Personal information
- Born: December 15, 1934 Kirkland Lake, Ontario
- Died: February 6, 2017 (aged 82) Calgary, Alberta
- Height: 5 ft 11 in (1.80 m)
- Weight: 200 lb (91 kg)

Career information
- College: Western Ontario

Career history
- 1958–1961: BC Lions
- 1962–1964: Calgary Stampeders

= Bill Britton (Canadian football) =

Canadian football player (1934–2017)

William Leonard Britton (December 15, 1934 – February 6, 2017) was a Canadian professional football linebacker and fullback as well as occasional punt returner and kick returner for the BC Lions and Calgary Stampeders.

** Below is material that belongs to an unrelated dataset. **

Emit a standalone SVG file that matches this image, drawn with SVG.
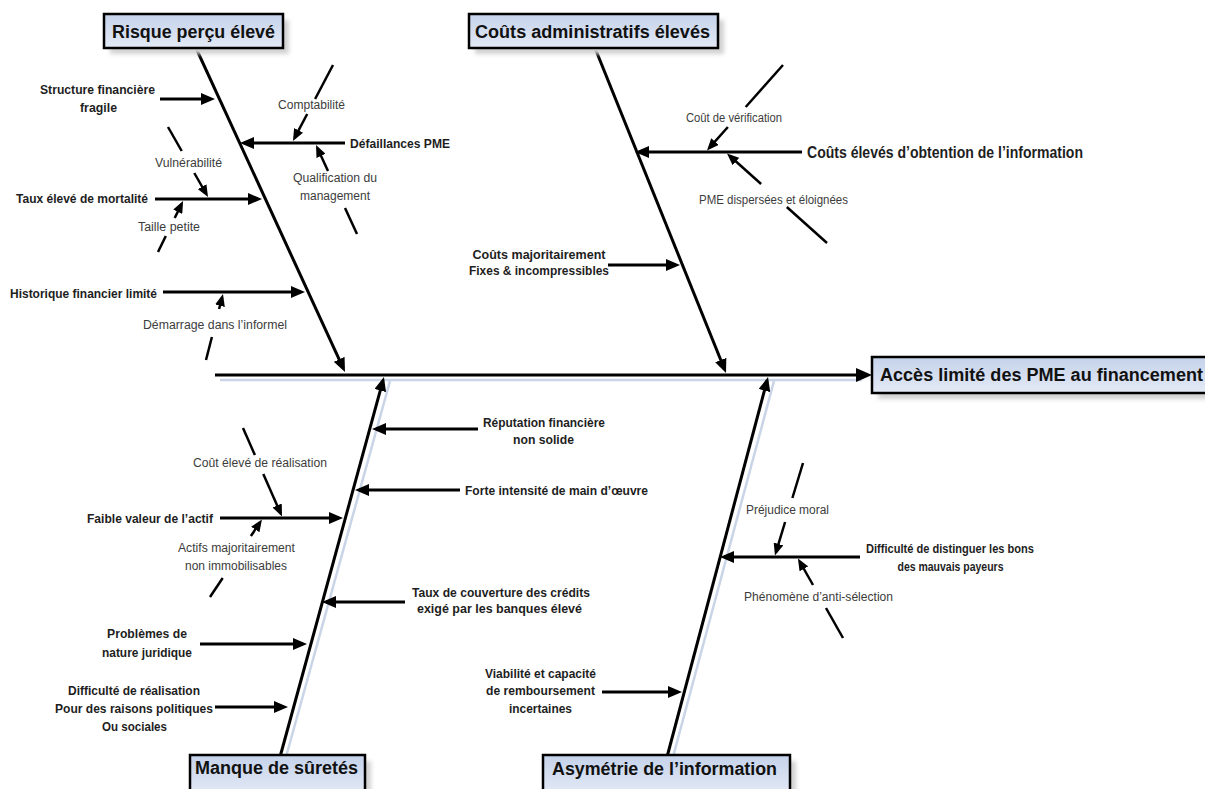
<svg xmlns="http://www.w3.org/2000/svg" width="1205" height="789" viewBox="0 0 1205 789">
  <defs>
    <linearGradient id="bg" x1="0" y1="0" x2="0" y2="1">
      <stop offset="0" stop-color="#c4d2ea"/>
      <stop offset="1" stop-color="#e4eaf6"/>
    </linearGradient>
    <filter id="soft" x="-10%" y="-30%" width="120%" height="160%">
      <feGaussianBlur stdDeviation="2"/>
    </filter>
    <!-- arrowheads: tip sits a few px past the line end so the stroke is hidden -->
    <marker id="ah" markerUnits="userSpaceOnUse" viewBox="0 0 14 12" markerWidth="14" markerHeight="12" refX="10" refY="6" orient="auto">
      <path d="M0,0 L14,6 L0,12 z" fill="#000"/>
    </marker>
    <marker id="ahs" markerUnits="userSpaceOnUse" viewBox="0 0 12 10" markerWidth="12" markerHeight="10" refX="8.5" refY="5" orient="auto">
      <path d="M0,0 L12,5 L0,10 z" fill="#000"/>
    </marker>
    <marker id="ahb" markerUnits="userSpaceOnUse" viewBox="0 0 16 14" markerWidth="16" markerHeight="14" refX="11" refY="7" orient="auto">
      <path d="M0,0 L16,7 L0,14 z" fill="#000"/>
    </marker>
  </defs>
  <style>
    text { font-family: "Liberation Sans", Arial, sans-serif; dominant-baseline: central; }
    .b { font-weight: bold; font-size: 13.5px; fill: #1e1e1e; text-anchor: middle; }
    .n { font-size: 12.5px; fill: #3c3c3c; text-anchor: middle; }
    .t { font-weight: bold; font-size: 18px; fill: #111; text-anchor: middle; }
    .bone { stroke: #000; stroke-width: 3; fill: none; marker-end: url(#ah); }
    .arr { stroke: #000; stroke-width: 3; marker-end: url(#ah); }
    .sub { stroke: #000; stroke-width: 2.5; }
    .subh { stroke: #000; stroke-width: 2.5; marker-end: url(#ahs); }
    .shd { stroke: #c9d4e6; stroke-width: 2.5; }
    .box { fill: url(#bg); stroke: #000; stroke-width: 2.5; }
    .boxshadow { fill: #d2d2d2; filter: url(#soft); }
  </style>

  <rect width="1205" height="789" fill="#fff"/>

  <!-- spine and main bones -->
  <g id="connectors">
    <g id="shadows">
      <line class="shd" x1="220" y1="380" x2="862" y2="380"/>
      <line class="shd" x1="286" y1="757" x2="390" y2="381"/>
      <line class="shd" x1="673" y1="757" x2="774" y2="381"/>
    </g>
    <line id="spine" x1="215" y1="375" x2="867" y2="375" stroke="#000" stroke-width="3" marker-end="url(#ahb)"/>
    <line id="bone-risque" class="bone" x1="196" y1="48" x2="343.3" y2="368.4"/>
    <line id="bone-couts" class="bone" x1="595" y1="48" x2="724.5" y2="369.3"/>
    <line id="bone-suretes" class="bone" x1="280" y1="757" x2="382.9" y2="380.9"/>
    <line id="bone-asym" class="bone" x1="667" y1="757" x2="767" y2="380.9"/>

    <!-- causes feeding the bones -->
    <line class="arr" x1="160" y1="99" x2="211" y2="99"/>
    <line class="arr" x1="345" y1="143" x2="244" y2="143"/>
    <line class="arr" x1="155" y1="199" x2="258" y2="199"/>
    <line class="arr" x1="163" y1="292" x2="301" y2="292"/>
    <line class="arr" x1="802" y1="152" x2="639" y2="152"/>
    <line class="arr" x1="608" y1="265" x2="676" y2="265"/>
    <line class="arr" x1="478" y1="429" x2="376" y2="429"/>
    <line class="arr" x1="460" y1="490" x2="359" y2="490"/>
    <line class="arr" x1="220" y1="518" x2="339" y2="518"/>
    <line class="arr" x1="405" y1="602" x2="326" y2="602"/>
    <line class="arr" x1="200" y1="644" x2="303" y2="644"/>
    <line class="arr" x1="215" y1="707" x2="284" y2="707"/>
    <line class="arr" x1="860" y1="557" x2="724" y2="557"/>
    <line class="arr" x1="602" y1="692" x2="678" y2="692"/>

    <!-- secondary causes, broken where their label sits -->
    <line class="sub" x1="333" y1="65" x2="315.1" y2="99"/>
    <line class="subh" x1="307.2" y1="114" x2="294.6" y2="137.9"/>

    <line class="sub" x1="357" y1="234" x2="345" y2="208"/>
    <line class="subh" x1="328" y1="171" x2="317.5" y2="148.2"/>

    <line class="sub" x1="168" y1="127" x2="181.7" y2="151"/>
    <line class="subh" x1="194.3" y1="173" x2="206.3" y2="194"/>

    <line class="sub" x1="158" y1="252" x2="165.8" y2="236"/>
    <line class="subh" x1="174.7" y1="218" x2="181.5" y2="204.1"/>

    <line class="sub" x1="206" y1="360" x2="211.9" y2="337"/>
    <line class="subh" x1="219.1" y1="309" x2="222.1" y2="297.4"/>

    <line class="sub" x1="783" y1="65" x2="745.7" y2="107"/>
    <line class="subh" x1="727.9" y1="127" x2="709.3" y2="147.9"/>

    <line class="sub" x1="827" y1="243" x2="786.8" y2="207"/>
    <line class="subh" x1="761.1" y1="184" x2="729.6" y2="155.8"/>

    <line class="sub" x1="243" y1="428" x2="254.9" y2="455"/>
    <line class="subh" x1="263.3" y1="474" x2="280.6" y2="513.3"/>

    <line class="sub" x1="210" y1="597" x2="222.7" y2="578"/>
    <line class="subh" x1="250.9" y1="536" x2="260" y2="522.4"/>

    <line class="sub" x1="803" y1="463" x2="792.4" y2="498"/>
    <line class="subh" x1="785.1" y1="522" x2="776" y2="552.1"/>

    <line class="sub" x1="843" y1="638" x2="826" y2="608"/>
    <line class="subh" x1="813" y1="585" x2="799.7" y2="561.5"/>
  </g>

  <!-- category boxes -->
  <g id="risque">
    <rect class="boxshadow" x="110" y="20" width="179" height="34"/>
    <rect class="box" x="104" y="14" width="179" height="34"/>
    <text class="t" x="193.5" y="32" textLength="163" lengthAdjust="spacingAndGlyphs">Risque perçu élevé</text>
  </g>
  <g id="couts-admin">
    <rect class="boxshadow" x="475" y="20" width="249" height="34"/>
    <rect class="box" x="469" y="14" width="249" height="34"/>
    <text class="t" x="592.5" y="32" textLength="235" lengthAdjust="spacingAndGlyphs">Coûts administratifs élevés</text>
  </g>
  <g id="effet">
    <rect class="boxshadow" x="878" y="363" width="340" height="36"/>
    <rect class="box" x="872" y="357" width="345" height="36"/>
    <text class="t" x="1041.5" y="375" textLength="323" lengthAdjust="spacingAndGlyphs">Accès limité des PME au financement</text>
  </g>
  <g id="suretes">
    <rect class="boxshadow" x="196" y="761" width="175" height="40"/>
    <rect class="box" x="190" y="755" width="175" height="40"/>
    <text class="t" x="276.5" y="768" textLength="163" lengthAdjust="spacingAndGlyphs">Manque de sûretés</text>
  </g>
  <g id="asymetrie">
    <rect class="boxshadow" x="549" y="761" width="247" height="40"/>
    <rect class="box" x="543" y="755" width="247" height="40"/>
    <text class="t" x="664.5" y="769" textLength="225" lengthAdjust="spacingAndGlyphs">Asymétrie de l’information</text>
  </g>

  <!-- cause labels -->
  <g id="labels-risque">
    <text class="b" x="97.5" y="89" textLength="115" lengthAdjust="spacingAndGlyphs">Structure financière</text>
    <text class="b" x="98.5" y="107" textLength="37" lengthAdjust="spacingAndGlyphs">fragile</text>
    <text class="n" x="311.5" y="105" textLength="67" lengthAdjust="spacingAndGlyphs">Comptabilité</text>
    <text class="b" x="400" y="143" textLength="100" lengthAdjust="spacingAndGlyphs">Défaillances PME</text>
    <text class="n" x="188.5" y="163" textLength="67" lengthAdjust="spacingAndGlyphs">Vulnérabilité</text>
    <text class="n" x="335" y="178" textLength="84" lengthAdjust="spacingAndGlyphs">Qualification du</text>
    <text class="n" x="335" y="196" textLength="70" lengthAdjust="spacingAndGlyphs">management</text>
    <text class="b" x="82" y="198" textLength="132" lengthAdjust="spacingAndGlyphs">Taux élevé de mortalité</text>
    <text class="n" x="169" y="227" textLength="62" lengthAdjust="spacingAndGlyphs">Taille petite</text>
    <text class="b" x="83.5" y="293" textLength="147" lengthAdjust="spacingAndGlyphs">Historique financier limité</text>
    <text class="n" x="215" y="325" textLength="144" lengthAdjust="spacingAndGlyphs">Démarrage dans l’informel</text>
  </g>
  <g id="labels-couts">
    <text class="n" x="734" y="118" textLength="96" lengthAdjust="spacingAndGlyphs">Coût de vérification</text>
    <text class="b" x="945" y="152" style="font-size:16px" textLength="276" lengthAdjust="spacingAndGlyphs">Coûts élevés d’obtention de l’information</text>
    <text class="n" x="773.5" y="200" textLength="149" lengthAdjust="spacingAndGlyphs">PME dispersées et éloignées</text>
    <text class="b" x="539" y="254" textLength="133" lengthAdjust="spacingAndGlyphs">Coûts majoritairement</text>
    <text class="b" x="539" y="270" textLength="140" lengthAdjust="spacingAndGlyphs">Fixes &amp; incompressibles</text>
  </g>
  <g id="labels-suretes">
    <text class="b" x="544" y="422" textLength="122" lengthAdjust="spacingAndGlyphs">Réputation financière</text>
    <text class="b" x="543.5" y="439" textLength="61" lengthAdjust="spacingAndGlyphs">non solide</text>
    <text class="b" x="556.5" y="490" textLength="183" lengthAdjust="spacingAndGlyphs">Forte intensité de main d’œuvre</text>
    <text class="n" x="260" y="463" textLength="134" lengthAdjust="spacingAndGlyphs">Coût élevé de réalisation</text>
    <text class="b" x="150" y="518" textLength="126" lengthAdjust="spacingAndGlyphs">Faible valeur de l’actif</text>
    <text class="n" x="236.5" y="548" textLength="117" lengthAdjust="spacingAndGlyphs">Actifs majoritairement</text>
    <text class="n" x="236" y="566" textLength="102" lengthAdjust="spacingAndGlyphs">non immobilisables</text>
    <text class="b" x="501" y="592" textLength="178" lengthAdjust="spacingAndGlyphs">Taux de couverture des crédits</text>
    <text class="b" x="499.5" y="608" textLength="165" lengthAdjust="spacingAndGlyphs">exigé par les banques élevé</text>
    <text class="b" x="147" y="633" textLength="80" lengthAdjust="spacingAndGlyphs">Problèmes de</text>
    <text class="b" x="147" y="652" textLength="90" lengthAdjust="spacingAndGlyphs">nature juridique</text>
    <text class="b" x="134" y="690" textLength="132" lengthAdjust="spacingAndGlyphs">Difficulté de réalisation</text>
    <text class="b" x="134" y="708" textLength="158" lengthAdjust="spacingAndGlyphs">Pour des raisons politiques</text>
    <text class="b" x="134.5" y="726" textLength="65" lengthAdjust="spacingAndGlyphs">Ou sociales</text>
  </g>
  <g id="labels-asymetrie">
    <text class="n" x="787.5" y="510" textLength="83" lengthAdjust="spacingAndGlyphs">Préjudice moral</text>
    <text class="b" x="950" y="548" textLength="168" lengthAdjust="spacingAndGlyphs">Difficulté de distinguer les bons</text>
    <text class="b" x="950.5" y="566" textLength="106" lengthAdjust="spacingAndGlyphs">des mauvais payeurs</text>
    <text class="n" x="818.5" y="597" textLength="149" lengthAdjust="spacingAndGlyphs">Phénomène d’anti-sélection</text>
    <text class="b" x="540.5" y="673" textLength="111" lengthAdjust="spacingAndGlyphs">Viabilité et capacité</text>
    <text class="b" x="540.5" y="690" textLength="109" lengthAdjust="spacingAndGlyphs">de remboursement</text>
    <text class="b" x="540.5" y="708" textLength="63" lengthAdjust="spacingAndGlyphs">incertaines</text>
  </g>
</svg>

Bill Britton played college football at the University of Western Ontario. He joined the BC Lions in 1958 and played 4 years with them. He then played 3 more years with the Calgary Stampeders as a result of a 3-team trade that also involved Toronto. As a fullback in his first two years, he rushed for 210 and 242 yards, but then settled mostly at linebacker. In his career, he intercepted 10 balls and recovered 9 fumbles. He died in Calgary on February 6, 2017, at the age of 82.